• **Given problem**: Repeat the full listing below verbatim and keep the images out.
— BEGIN —
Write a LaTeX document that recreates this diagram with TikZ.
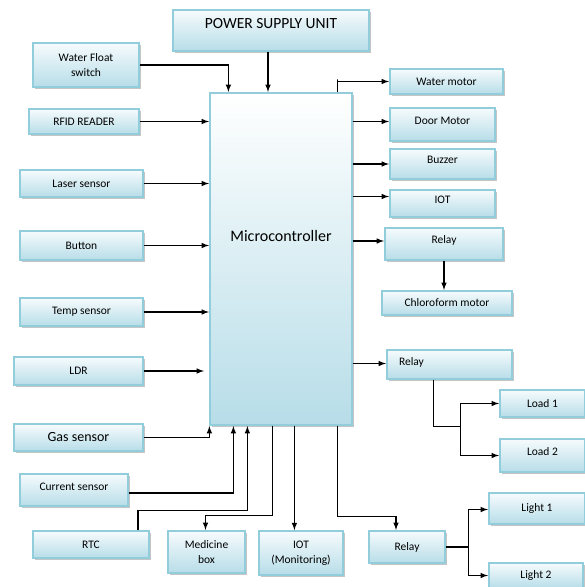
\documentclass[tikz,border=0pt]{standalone}
\usepackage{fontspec}
\setmainfont{Carlito}
\usepackage{tikz}
\usetikzlibrary{arrows,shadows}

\definecolor{blkline}{HTML}{92CDDC}
\definecolor{blkfill}{HTML}{B7DDE8}
\definecolor{blktop}{HTML}{F6FBFD}

\begin{document}
\begin{tikzpicture}[x=1pt, y=-1pt, >=latex,
    blk/.style={draw=blkline, line width=1.2pt, top color=blktop, bottom color=blkfill,
                drop shadow={shadow xshift=1.6pt, shadow yshift=-1.6pt, fill=black!45},
                inner sep=2pt, align=center, font=\fontsize{11.5}{14.5}\selectfont},
    wire/.style={->, line width=1.5pt, shorten >=0.5pt}]

  \path[use as bounding box, fill=white] (0,0) rectangle (585,587);

  % controller and supply
  \node[blk, minimum width=142, minimum height=332, text depth=46pt,
        top color=white, font=\fontsize{16}{18}\selectfont] (mcu) at (281,259) {Microcontroller};
  \node[blk, minimum width=196, minimum height=41, text depth=14pt,
        font=\fontsize{15.5}{17}\selectfont] (psu) at (271,30.5) {POWER SUPPLY UNIT};

  % inputs on the left
  \node[blk, minimum width=106, minimum height=44] (wfs) at (86,65) {Water Float\\switch};
  \node[blk, minimum width=110, minimum height=25] (rfid) at (84,121.5) {RFID READER};
  \node[blk, minimum width=123, minimum height=27] (laser) at (81.5,183.5) {Laser sensor};
  \node[blk, minimum width=123, minimum height=29] (btn) at (81.5,245.5) {Button};
  \node[blk, minimum width=123, minimum height=28] (temp) at (81.5,312) {Temp sensor};
  \node[blk, minimum width=129, minimum height=28] (ldr) at (78.5,371) {LDR};
  \node[blk, minimum width=129, minimum height=27,
        font=\fontsize{14}{16}\selectfont] (gas) at (78.5,437.5) {Gas sensor};
  \node[blk, minimum width=108, minimum height=32, text depth=6pt] (cur) at (74,490) {Current sensor};
  \node[blk, minimum width=116, minimum height=27] (rtc) at (91,544.5) {RTC};

  % bottom row
  \node[blk, minimum width=77, minimum height=42] (med) at (206.5,552) {Medicine\\box};
  \node[blk, minimum width=84, minimum height=44] (iotm) at (301,553) {IOT\\(Monitoring)};
  \node[blk, minimum width=76, minimum height=32] (relayc) at (407,547) {Relay};
  \node[blk, minimum width=96, minimum height=31] (light1) at (537,508.5) {Light 1};
  \node[blk, minimum width=94, minimum height=25] (light2) at (536,575.5) {Light 2};

  % outputs on the right
  \node[blk, minimum width=113, minimum height=25] (wmot) at (446.5,81.5) {Water motor};
  \node[blk, minimum width=105, minimum height=33, text depth=8pt] (door) at (442.5,124.5) {Door Motor};
  \node[blk, minimum width=105, minimum height=30, text depth=8pt] (buzz) at (442.5,164) {Buzzer};
  \node[blk, minimum width=105, minimum height=27, text depth=7pt] (iot) at (442.5,203.5) {IOT};
  \node[blk, minimum width=118, minimum height=32, text depth=8pt] (relaya) at (444,244) {Relay};
  \node[blk, minimum width=130, minimum height=24] (chloro) at (447,303) {Chloroform motor};
  \node[blk, minimum height=29, inner xsep=12pt, text width=101pt, align=left,
        text depth=6pt] (relayb) at (449.5,364.5) {Relay};
  \node[blk, minimum width=85, minimum height=27] (load1) at (542.5,403.5) {Load 1};
  \node[blk, minimum width=85, minimum height=33, text depth=8pt] (load2) at (542.5,455.5) {Load 2};

  % signals into the controller
  \draw[wire] (wfs.east) -| ([xshift=19pt]mcu.north west);
  \draw[wire] ([xshift=-3pt]psu.south) -- ([xshift=-3pt]psu.south |- mcu.north);
  \draw[wire] (rfid.east) -- (rfid.east -| mcu.west);
  \draw[wire] (laser.east) -- (laser.east -| mcu.west);
  \draw[wire] (btn.east) -- (btn.east -| mcu.west);
  \draw[wire] (temp.east) -- (temp.east -| mcu.west);
  \draw[wire] (ldr.east) -- ([xshift=-5pt]ldr.east -| mcu.west);
  \draw[wire] (gas.east) -| (mcu.south west);
  \draw[wire] ([yshift=-3pt]cur.east) -| ([xshift=24pt]mcu.south west);
  \draw[wire] ([xshift=47pt]rtc.north) -- ++(0,-20) -| ([xshift=38pt]mcu.south west);

  % controller outputs
  \draw[wire] ([xshift=63pt]mcu.south west) -- ++(0,90) -| ([xshift=-1pt]med.north);
  \draw[wire] ([xshift=85pt]mcu.south west) -- ++(0,105);
  \draw[wire] ([xshift=128pt]mcu.south west) -- ++(0,91) -| ([xshift=-11pt]relayc.north);
  \draw[wire] ([xshift=-15pt]mcu.north east) -- ++(0,-13) |- (wmot.west);
  \draw[wire] ([yshift=3pt]door.west -| mcu.east) -- ([yshift=3pt]door.west);
  \draw[wire] (buzz.west -| mcu.east) -- (buzz.west);
  \draw[wire] ([yshift=7pt]iot.west -| mcu.east) -- ([yshift=7pt]iot.west);
  \draw[wire] ([yshift=3pt]relaya.west -| mcu.east) -- ([yshift=3pt]relaya.west);
  \draw[wire] ([yshift=1pt]relayb.west -| mcu.east) -- ([yshift=1pt]relayb.west);
  \draw[wire] (relaya.south) -- (relaya.south |- chloro.north);

  % relay branches
  \draw[line width=1.5pt] ([xshift=-16pt]relayb.south) -- ++(0,47) -- ++(27,0) coordinate (lsplit);
  \draw[wire] (lsplit) |- (load1.west);
  \draw[wire] (lsplit) |- (load2.west);
  \draw[line width=1.5pt] (relayc.east) -- ++(23,0) coordinate (gsplit);
  \draw[wire] (gsplit) |- ([yshift=-1pt]light1.west);
  \draw[wire] (gsplit) |- (light2.west);
\end{tikzpicture}
\end{document}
— END —
• **Expected output**:
Write a LaTeX document that recreates this diagram with TikZ.
\documentclass[tikz,border=0pt]{standalone}
\usepackage{fontspec}
\setmainfont{Carlito}
\usepackage{tikz}
\usetikzlibrary{arrows,shadows}

\definecolor{blkline}{HTML}{92CDDC}
\definecolor{blkfill}{HTML}{B7DDE8}
\definecolor{blktop}{HTML}{F6FBFD}

\begin{document}
\begin{tikzpicture}[x=1pt, y=-1pt, >=latex,
    blk/.style={draw=blkline, line width=1.2pt, top color=blktop, bottom color=blkfill,
                drop shadow={shadow xshift=1.6pt, shadow yshift=-1.6pt, fill=black!45},
                inner sep=2pt, align=center, font=\fontsize{11.5}{14.5}\selectfont},
    wire/.style={->, line width=1.5pt, shorten >=0.5pt}]

  \path[use as bounding box, fill=white] (0,0) rectangle (585,587);

  % controller and supply
  \node[blk, minimum width=142, minimum height=332, text depth=46pt,
        top color=white, font=\fontsize{16}{18}\selectfont] (mcu) at (281,259) {Microcontroller};
  \node[blk, minimum width=196, minimum height=41, text depth=14pt,
        font=\fontsize{15.5}{17}\selectfont] (psu) at (271,30.5) {POWER SUPPLY UNIT};

  % inputs on the left
  \node[blk, minimum width=106, minimum height=44] (wfs) at (86,65) {Water Float\\switch};
  \node[blk, minimum width=110, minimum height=25] (rfid) at (84,121.5) {RFID READER};
  \node[blk, minimum width=123, minimum height=27] (laser) at (81.5,183.5) {Laser sensor};
  \node[blk, minimum width=123, minimum height=29] (btn) at (81.5,245.5) {Button};
  \node[blk, minimum width=123, minimum height=28] (temp) at (81.5,312) {Temp sensor};
  \node[blk, minimum width=129, minimum height=28] (ldr) at (78.5,371) {LDR};
  \node[blk, minimum width=129, minimum height=27,
        font=\fontsize{14}{16}\selectfont] (gas) at (78.5,437.5) {Gas sensor};
  \node[blk, minimum width=108, minimum height=32, text depth=6pt] (cur) at (74,490) {Current sensor};
  \node[blk, minimum width=116, minimum height=27] (rtc) at (91,544.5) {RTC};

  % bottom row
  \node[blk, minimum width=77, minimum height=42] (med) at (206.5,552) {Medicine\\box};
  \node[blk, minimum width=84, minimum height=44] (iotm) at (301,553) {IOT\\(Monitoring)};
  \node[blk, minimum width=76, minimum height=32] (relayc) at (407,547) {Relay};
  \node[blk, minimum width=96, minimum height=31] (light1) at (537,508.5) {Light 1};
  \node[blk, minimum width=94, minimum height=25] (light2) at (536,575.5) {Light 2};

  % outputs on the right
  \node[blk, minimum width=113, minimum height=25] (wmot) at (446.5,81.5) {Water motor};
  \node[blk, minimum width=105, minimum height=33, text depth=8pt] (door) at (442.5,124.5) {Door Motor};
  \node[blk, minimum width=105, minimum height=30, text depth=8pt] (buzz) at (442.5,164) {Buzzer};
  \node[blk, minimum width=105, minimum height=27, text depth=7pt] (iot) at (442.5,203.5) {IOT};
  \node[blk, minimum width=118, minimum height=32, text depth=8pt] (relaya) at (444,244) {Relay};
  \node[blk, minimum width=130, minimum height=24] (chloro) at (447,303) {Chloroform motor};
  \node[blk, minimum height=29, inner xsep=12pt, text width=101pt, align=left,
        text depth=6pt] (relayb) at (449.5,364.5) {Relay};
  \node[blk, minimum width=85, minimum height=27] (load1) at (542.5,403.5) {Load 1};
  \node[blk, minimum width=85, minimum height=33, text depth=8pt] (load2) at (542.5,455.5) {Load 2};

  % signals into the controller
  \draw[wire] (wfs.east) -| ([xshift=19pt]mcu.north west);
  \draw[wire] ([xshift=-3pt]psu.south) -- ([xshift=-3pt]psu.south |- mcu.north);
  \draw[wire] (rfid.east) -- (rfid.east -| mcu.west);
  \draw[wire] (laser.east) -- (laser.east -| mcu.west);
  \draw[wire] (btn.east) -- (btn.east -| mcu.west);
  \draw[wire] (temp.east) -- (temp.east -| mcu.west);
  \draw[wire] (ldr.east) -- ([xshift=-5pt]ldr.east -| mcu.west);
  \draw[wire] (gas.east) -| (mcu.south west);
  \draw[wire] ([yshift=-3pt]cur.east) -| ([xshift=24pt]mcu.south west);
  \draw[wire] ([xshift=47pt]rtc.north) -- ++(0,-20) -| ([xshift=38pt]mcu.south west);

  % controller outputs
  \draw[wire] ([xshift=63pt]mcu.south west) -- ++(0,90) -| ([xshift=-1pt]med.north);
  \draw[wire] ([xshift=85pt]mcu.south west) -- ++(0,105);
  \draw[wire] ([xshift=128pt]mcu.south west) -- ++(0,91) -| ([xshift=-11pt]relayc.north);
  \draw[wire] ([xshift=-15pt]mcu.north east) -- ++(0,-13) |- (wmot.west);
  \draw[wire] ([yshift=3pt]door.west -| mcu.east) -- ([yshift=3pt]door.west);
  \draw[wire] (buzz.west -| mcu.east) -- (buzz.west);
  \draw[wire] ([yshift=7pt]iot.west -| mcu.east) -- ([yshift=7pt]iot.west);
  \draw[wire] ([yshift=3pt]relaya.west -| mcu.east) -- ([yshift=3pt]relaya.west);
  \draw[wire] ([yshift=1pt]relayb.west -| mcu.east) -- ([yshift=1pt]relayb.west);
  \draw[wire] (relaya.south) -- (relaya.south |- chloro.north);

  % relay branches
  \draw[line width=1.5pt] ([xshift=-16pt]relayb.south) -- ++(0,47) -- ++(27,0) coordinate (lsplit);
  \draw[wire] (lsplit) |- (load1.west);
  \draw[wire] (lsplit) |- (load2.west);
  \draw[line width=1.5pt] (relayc.east) -- ++(23,0) coordinate (gsplit);
  \draw[wire] (gsplit) |- ([yshift=-1pt]light1.west);
  \draw[wire] (gsplit) |- (light2.west);
\end{tikzpicture}
\end{document}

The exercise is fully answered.